Welcome to the National Gardening Association. I have grown zinnias, off and on, ever since I was a kid. I can understand how zinnias might be associated with memories of your daddy. Zinnias are now a hobby of mine, along with photography. I am currently growing some of my home hybrid zinnias indoors. I also grow a vegetable garden of sorts. We currently live in a rural area of east central Kansas.
Mayflowers said:Anyway my friend planted zinnias and marigold. He had some flowers that came out very odd. It's like the marigold and zinnias "kneeded".

It would be very interesting to get a cross between marigolds and zinnias. Marigold foliage is better looking, and apparently is not susceptible to Powdery Mildew. When I was a kid, I actually attempted to make that cross. But with no success, of course.

One year, many years ago, someone convinced me that if I planted marigolds around my zinnias, they would repel some pests. I don't remember what the "pests" were. Maybe nematodes. In any case, it was the marigolds that had a problem. A population explosion of Spider Mites wiped them out. It was like the marigolds were a magnet for the mites.

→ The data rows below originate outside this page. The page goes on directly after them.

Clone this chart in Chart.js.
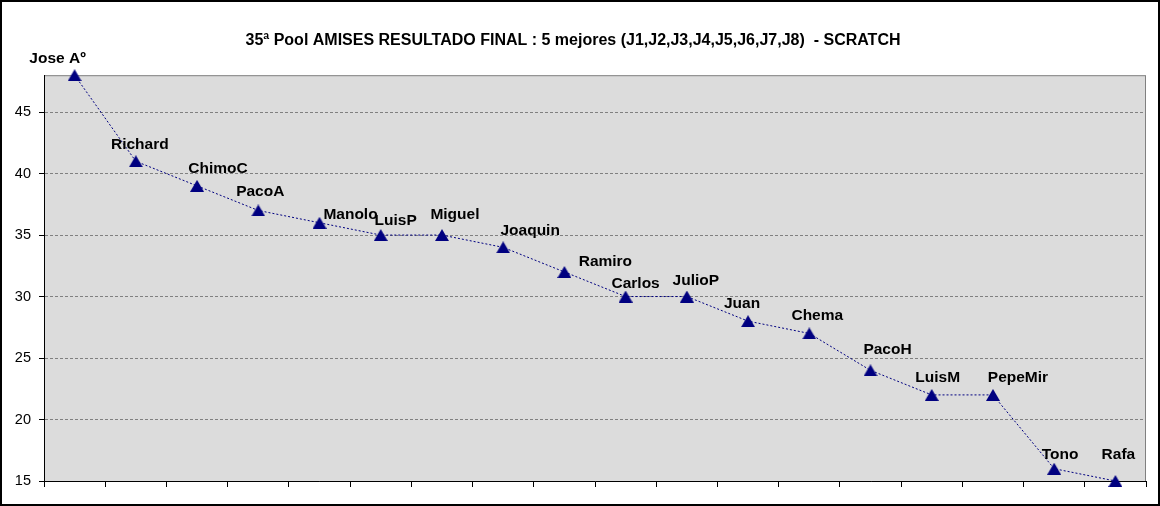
<!DOCTYPE html>
<html>
<head>
<meta charset="utf-8">
<script src="https://cdn.jsdelivr.net/npm/chart.js@4/dist/chart.umd.min.js"></script>
<style>
  body { margin: 0; background: #fff; }
  #wrap { width: 1160px; height: 506px; }
</style>
</head>
<body>
<div id="wrap"><canvas id="poolChart" width="1160" height="506"></canvas></div>
<script>
// player names and final scratch scores
const players = ['Jose Aº', 'Richard', 'ChimoC', 'PacoA', 'Manolo', 'LuisP', 'Miguel', 'Joaquin', 'Ramiro',
  'Carlos', 'JulioP', 'Juan', 'Chema', 'PacoH', 'LuisM', 'PepeMir', 'Tono', 'Rafa'];
const scores = [48, 41, 39, 37, 36, 35, 35, 34, 32, 30, 30, 28, 27, 24, 22, 22, 16, 15];
const yTicks = [15, 20, 25, 30, 35, 40, 45];

// label nudges (px, label centre relative to marker) - moved by hand in the original
const labelDx = [-17, 4, 21, 2, 31, 15, 13, 27, 41, 10, 9, -6, 8, 17, 6, 25, 6, 3];
const labelDy = [-16, -17, -17, -19, -8, -14, -20, -17, -10, -13, -16, -17, -18, -21, -17, -17, -14, -26];

// excel style triangle marker, centred on its box
function makeTriangle() {
  const c = document.createElement('canvas');
  c.width = 14; c.height = 12;
  const g = c.getContext('2d');
  g.fillStyle = '#000080';
  g.beginPath();
  g.moveTo(7, 0);
  g.lineTo(14, 12);
  g.lineTo(0, 12);
  g.closePath();
  g.fill();
  return c;
}
const triangle = makeTriangle();

const plotBackground = {
  id: 'plotBackground',
  beforeDraw(chart) {
    const { ctx, chartArea: a } = chart;
    ctx.save();
    ctx.fillStyle = '#fff';
    ctx.fillRect(0, 0, chart.width, chart.height);
    ctx.fillStyle = '#dcdcdc';
    ctx.fillRect(a.left, a.top, a.right - a.left, a.bottom - a.top);
    ctx.strokeStyle = '#808080';
    ctx.lineWidth = 1;
    ctx.strokeRect(a.left + 0.5, a.top + 0.5, a.right - a.left - 1, a.bottom - a.top);
    ctx.restore();
  },
  afterDraw(chart) {
    const ctx = chart.ctx;
    ctx.save();
    ctx.strokeStyle = '#000';
    ctx.lineWidth = 2;
    ctx.strokeRect(1, 1, chart.width - 2, chart.height - 2);
    ctx.restore();
  }
};

const pointLabels = {
  id: 'pointLabels',
  afterDatasetsDraw(chart) {
    const ctx = chart.ctx;
    const meta = chart.getDatasetMeta(0);
    ctx.save();
    ctx.font = 'bold 15.5px "Liberation Sans", Arial, sans-serif';
    ctx.fillStyle = '#000';
    ctx.textAlign = 'center';
    ctx.textBaseline = 'middle';
    meta.data.forEach((pt, i) => {
      ctx.fillText(players[i], pt.x + labelDx[i], pt.y + labelDy[i]);
    });
    ctx.restore();
  }
};

new Chart(document.getElementById('poolChart'), {
  type: 'line',
  data: {
    labels: players,
    datasets: [{
      data: scores,
      borderColor: '#000080',
      borderWidth: 1,
      borderDash: [2, 2],
      pointStyle: triangle,
      pointRadius: 7,
      tension: 0,
      clip: false
    }]
  },
  options: {
    responsive: false,
    animation: false,
    layout: { padding: { left: 0, right: 14, top: 0, bottom: 0 } },
    plugins: {
      legend: { display: false },
      tooltip: { enabled: false },
      title: {
        display: true,
        text: '35ª Pool AMISES RESULTADO FINAL : 5 mejores (J1,J2,J3,J4,J5,J6,J7,J8)  - SCRATCH',
        color: '#000',
        font: { family: '"Liberation Sans", Arial, sans-serif', size: 16, weight: 'bold' },
        padding: { top: 31, bottom: 25 }
      }
    },
    scales: {
      x: {
        type: 'category',
        offset: true,
        grid: { offset: true, drawOnChartArea: false, drawTicks: true, tickLength: 6, color: '#000' },
        border: { color: '#000', width: 1 },
        ticks: { display: false },
        afterFit(scale) { scale.height = 25; }
      },
      y: {
        min: 15,
        max: 48,
        afterBuildTicks(scale) { scale.ticks = yTicks.map(v => ({ value: v })); },
        grid: { color: '#808080', lineWidth: 1, drawTicks: true, tickLength: 5, tickColor: '#000', tickBorderDash: [] },
        border: { color: '#000', width: 1, dash: [3, 2] },
        ticks: {
          color: '#000',
          padding: 8,
          font: { family: '"Liberation Sans", Arial, sans-serif', size: 14.5 }
        },
        afterFit(scale) { scale.width = 44; }
      }
    }
  },
  plugins: [plotBackground, pointLabels]
});
</script>
</body>
</html>
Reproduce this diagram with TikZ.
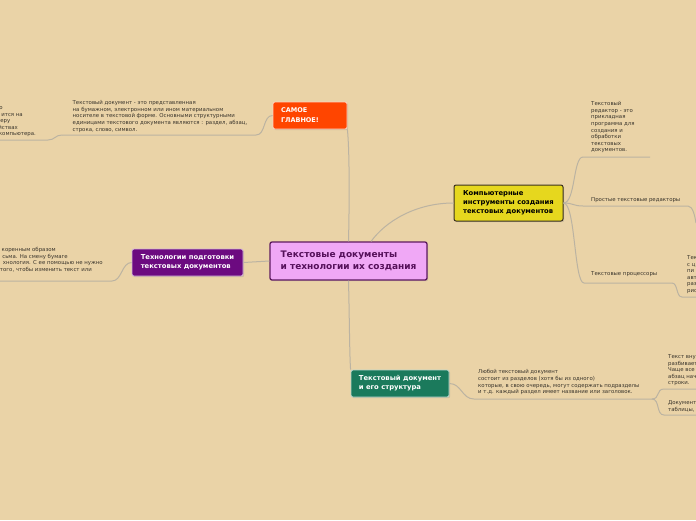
\documentclass[tikz,border=0pt]{standalone}
\usepackage{fontspec}
\setmainfont{DejaVu Sans}
\usetikzlibrary{shadows}
\definecolor{bg}{HTML}{EAD3A7}
\definecolor{conn}{HTML}{BBB3A2}
\definecolor{leaftxt}{HTML}{3A352C}
\definecolor{cfill}{HTML}{F0A8F6}
\definecolor{cdraw}{HTML}{5E1A60}
\definecolor{ctxt}{HTML}{55105A}
\definecolor{ofill}{HTML}{FF4500}
\definecolor{yfill}{HTML}{E6D71E}
\definecolor{ydraw}{HTML}{3A3020}
\definecolor{pfill}{HTML}{6C0A80}
\definecolor{gfill}{HTML}{1B7A5C}
\tikzset{
  boxbase/.style={rectangle, rounded corners=2pt, align=left, inner ysep=0pt,
    drop shadow={opacity=0.25, shadow xshift=1.2pt, shadow yshift=-1.2pt}},
  smallbox/.style={boxbase, inner xsep=7pt, font=\bfseries\fontsize{6.8}{8.8}\selectfont},
  leaf/.style={inner sep=0pt, align=left, text=leaftxt, font=\fontsize{5.4}{6.6}\selectfont},
  frag/.style={inner sep=0pt, text=leaftxt, font=\fontsize{5.4}{6.6}\selectfont, anchor=base east},
  conn/.style={draw=conn, line width=1pt},
}
\begin{document}
\begin{tikzpicture}[x=1pt,y=-1pt]
\useasboundingbox (0,0) rectangle (696,520);
\fill[bg] (0,0) rectangle (696,520);

% coordinates of underlines
\coordinate (u0l) at (0,140);
\coordinate (u0r) at (48,140);
\coordinate (u1l) at (62,135);
\coordinate (u1r) at (256,135);
\coordinate (u2l) at (0,281);
\coordinate (u2r) at (112,281);
\coordinate (u3l) at (583,157);
\coordinate (u3r) at (650,157);
\coordinate (u4l) at (583,206);
\coordinate (u4r) at (688,206);
\coordinate (u4x) at (696,223);
\coordinate (u5l) at (584,283);
\coordinate (u5r) at (672,283);
\coordinate (u9l) at (682,297);
\coordinate (u9r) at (696,297);
\coordinate (u6l) at (474,399);
\coordinate (u6r) at (652,399);
\coordinate (u7l) at (664,389);
\coordinate (u7r) at (696,389);
\coordinate (u8l) at (664,415);
\coordinate (u8r) at (696,415);

% boxes
\node[boxbase, draw=cdraw, line width=1.3pt, fill=cfill, text=ctxt,
  minimum width=157pt, minimum height=38pt, font=\bfseries\fontsize{9}{12}\selectfont]
  (central) at (348.5,261) {Текстовые документы\\и технологии их создания};
\node[smallbox, draw=white!75!ofill, line width=0.8pt, fill=ofill, text=white, inner xsep=8pt,
  text width=58pt, minimum height=27pt, font=\bfseries\fontsize{6.5}{10}\selectfont]
  (samoe) at (310,115.5) {САМОЕ\\ГЛАВНОЕ!};
\node[smallbox, draw=ydraw, line width=1pt, fill=yfill, text=black,
  minimum width=109pt, minimum height=36pt] (yellow) at (508.5,203) {Компьютерные\\инструменты создания\\текстовых документов};
\node[smallbox, draw=white!70!pfill, line width=0.8pt, fill=pfill, text=white,
  minimum width=111pt, minimum height=27pt] (purple) at (187.5,262.5) {Технологии подготовки\\текстовых документов};
\node[smallbox, draw=white!70!gfill, line width=0.8pt, fill=gfill, text=white,
  minimum width=98pt, minimum height=27pt] (green) at (400,383.5) {Текстовый документ\\и его структура};

% main connectors
\draw[conn] (central.north) .. controls (349.5,200) and (349.5,150) .. (samoe.south east);
\draw[conn] (central.41) .. controls (385,222) and (415,203) .. (yellow.west);
\draw[conn] (central.west) -- (purple.east);
\draw[conn] (central.south) .. controls (349.5,320) and (349.5,355) .. (green.north west);

% САМОЕ ГЛАВНОЕ branch
\draw[conn] (samoe.west) .. controls +(-10,0) and +(10,0) .. (u1r) -- (u1l);
\draw[conn] (u1l) .. controls +(-7,0) and +(7,0) .. (u0r) -- (u0l);
\node[leaf, anchor=north west] (t1) at (72.5,100.3) {Текстовый документ - это представленная\\на бумажном, электронном или ином материальном\\носителе в текстовой форме. Основными структурными\\единицами текстового документа являются : раздел, абзац,\\ строка, слово, символ.};
\node[frag] (f01) at (3,109.5) {о};
\node[frag] (f02) at (23,116) {ится на};
\node[frag] (f03) at (10.5,122.5) {еру};
\node[frag] (f04) at (18,129) {йствах};
\node[frag] (f05) at (36,135.5) {компьютера.};

% Технологии branch
\draw[conn] (purple.west) .. controls +(-10,0) and +(10,0) .. (u2r) -- (u2l);
\node[frag] (f21) at (56,251.5) {коренным образом};
\node[frag] (f22) at (68,258) {сьма. На смену бумаге};
\node[frag] (f23) at (103,264.5) {хнология. С ее помощью не нужно};
\node[frag] (f24) at (92,271) {того, чтобы изменить текст или};

% Компьютерные инструменты branch
\draw[conn] (yellow.east) .. controls +(12,0) and +(-10,0) .. (u3l) -- (u3r);
\draw[conn] (yellow.east) .. controls +(10,0) and +(-10,0) .. (u4l) -- (u4r)
  .. controls +(5,0) and +(-1,-6) .. (u4x);
\draw[conn] (yellow.east) .. controls +(12,0) and +(-10,0) .. (u5l) -- (u5r)
  .. controls +(6,0) and +(-6,0) .. (u9l) -- (u9r);
\node[leaf, anchor=north west] (t3) at (591,101.4) {Текстовый\\редактор - это\\прикладная\\программа для\\создания и\\обработки\\текстовых\\документов.};
\node[leaf, anchor=north west] (t4) at (591,197.4) {Простые текстовые редакторы};
\node[leaf, anchor=north west] (t5) at (591,271.4) {Текстовые процессоры};
\node[leaf, anchor=north west] (t9) at (687,255.4) {Тек\\с ц\\пи\\авт\\раз\\рис};

% Текстовый документ branch
\draw[conn] (green.east) .. controls +(12,0) and +(-12,0) .. (u6l) -- (u6r);
\draw[conn] (u6r) .. controls +(8,0) and +(-8,0) .. (u7l) -- (u7r);
\draw[conn] (u6r) .. controls +(8,0) and +(-8,0) .. (u8l) -- (u8r);
\node[leaf, anchor=north west] (t6) at (478,369.4) {Любой текстовый документ\\состоит из разделов (хотя бы из одного)\\которые, в свою очередь, могут содержать подразделы\\и т.д. каждый раздел имеет название или заголовок.};
\node[leaf, anchor=north west] (t7) at (668,354.4) {Текст вну\\разбивает\\Чаще все\\абзац нач\\строки.};
\node[leaf, anchor=north west] (t8) at (668,400.4) {Документ\\таблицы,};
\end{tikzpicture}
\end{document}
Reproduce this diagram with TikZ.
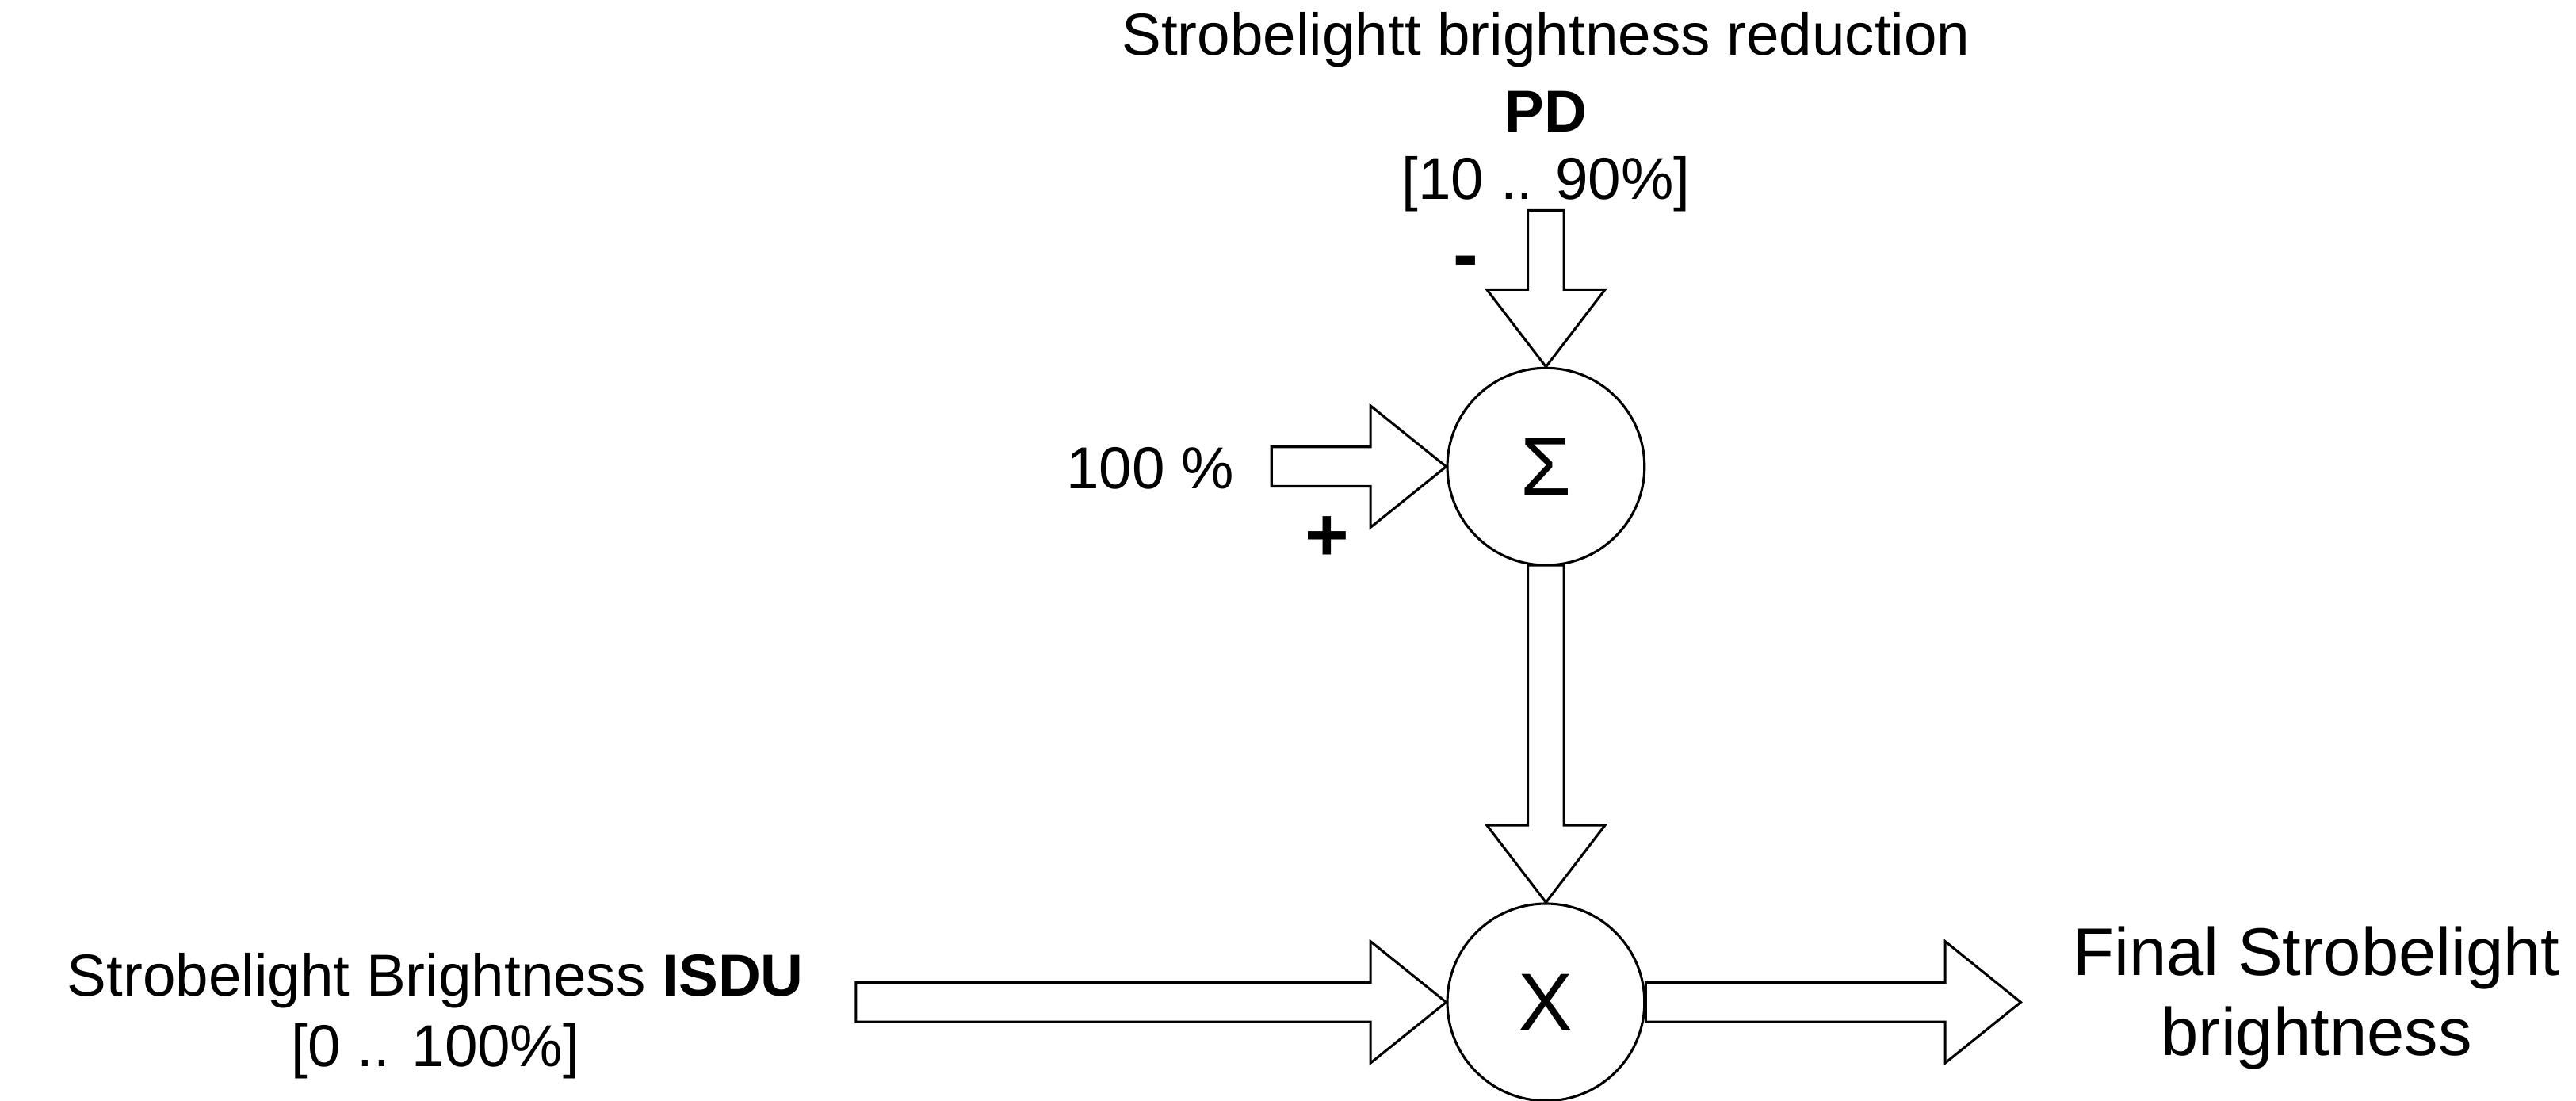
\documentclass[tikz,border=0pt]{standalone}
\usepackage{fontspec}
\setmainfont{Liberation Sans}
\usetikzlibrary{calc}
\tikzset{
  sumnode/.style={circle, draw, line width=1.5pt, minimum size=120pt, inner sep=0pt, font=\fontsize{50}{56}\selectfont},
  lbl/.style={font=\fontsize{36}{42}\selectfont, inner sep=0pt},
  sign/.style={font=\fontsize{46}{50}\selectfont\bfseries, inner sep=0pt},
  blk/.style={draw, line width=1.5pt, fill=white, line join=miter},
}
% block arrows: start coordinate, tip coordinate
\newcommand{\rblock}[2]{\draw[blk] let \p1=(#1), \p2=(#2) in
  (\x1,\y1+12pt) -- (\x2-46pt,\y1+12pt) -- (\x2-46pt,\y1+37pt) -- (\x2,\y1)
  -- (\x2-46pt,\y1-37pt) -- (\x2-46pt,\y1-12pt) -- (\x1,\y1-12pt) -- cycle;}
\newcommand{\dblock}[2]{\draw[blk] let \p1=(#1), \p2=(#2) in
  (\x1-11pt,\y1) -- (\x1-11pt,\y2+47pt) -- (\x1-36pt,\y2+47pt) -- (\x1,\y2)
  -- (\x1+36pt,\y2+47pt) -- (\x1+11pt,\y2+47pt) -- (\x1+11pt,\y1) -- cycle;}
\begin{document}
\begin{tikzpicture}[x=1pt, y=-1pt]
    \useasboundingbox (0,0) rectangle (1568,670);
    \node[sumnode] (sum) at (941,284) {Σ};
    \node[sumnode] (mul) at (941,610) {X};

    \node[lbl] (pdtitle) at (941,24) {Strobelightt brightness reduction};
    \node[lbl] (pd) at (941,68) {\textbf{PD}};
    \node[lbl] (pdrange) at (941,112) {[10 .. 90\%]};
    \node[sign] (minus) at (892,163) {-};
    \node[lbl] (hundred) at (700,285) {100 \%};
    \node[sign] (plus) at (808,328) {+};
    \node[lbl] (isdu) at (265,597) {Strobelight Brightness \textbf{ISDU}};
    \node[lbl] (isdurange) at (265,640) {[0 .. 100\%]};
    \node[lbl, font=\fontsize{41}{47}\selectfont] (final) at (1410,583) {Final Strobelight};
    \node[lbl, font=\fontsize{41}{47}\selectfont] (final2) at (1410,632) {brightness};

    \coordinate (pdin) at (941,128);
    \coordinate (hin) at (774,284);
    \coordinate (sumout) at (941,344);
    \coordinate (isdin) at (521,610);
    \coordinate (outend) at (1230,610);

    \dblock{pdin}{sum.north}
    \rblock{hin}{sum.west}
    \dblock{sumout}{mul.north}
    \rblock{isdin}{mul.west}
    \rblock{mul.east}{outend}
\end{tikzpicture}
\end{document}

Anyhow, keep us posted on your zinnias this year. You might decide to "be the bee" and do some "kneeding" of your own. Have you given any thought about what varieties of zinnias you might grow this year? I always recommend that Whirligigs be included, because they have inter-species ancestry, and can produce some interesting results when crossed with other zinnias.

ZM
I tip my hat to you.

Name: Mindi Hammerstone
Tracy, CA (Zone 9b)
Dog Lover Dragonflies
MindiHammerstone
May 5, 2018 9:13 PM CST
I haven't seen it grown yet but on the picture it looks pretty white!! I want to cross them with the Whirligigs and just see what happens.

I realize this is an old thread but worth reading and Iam happy I did!!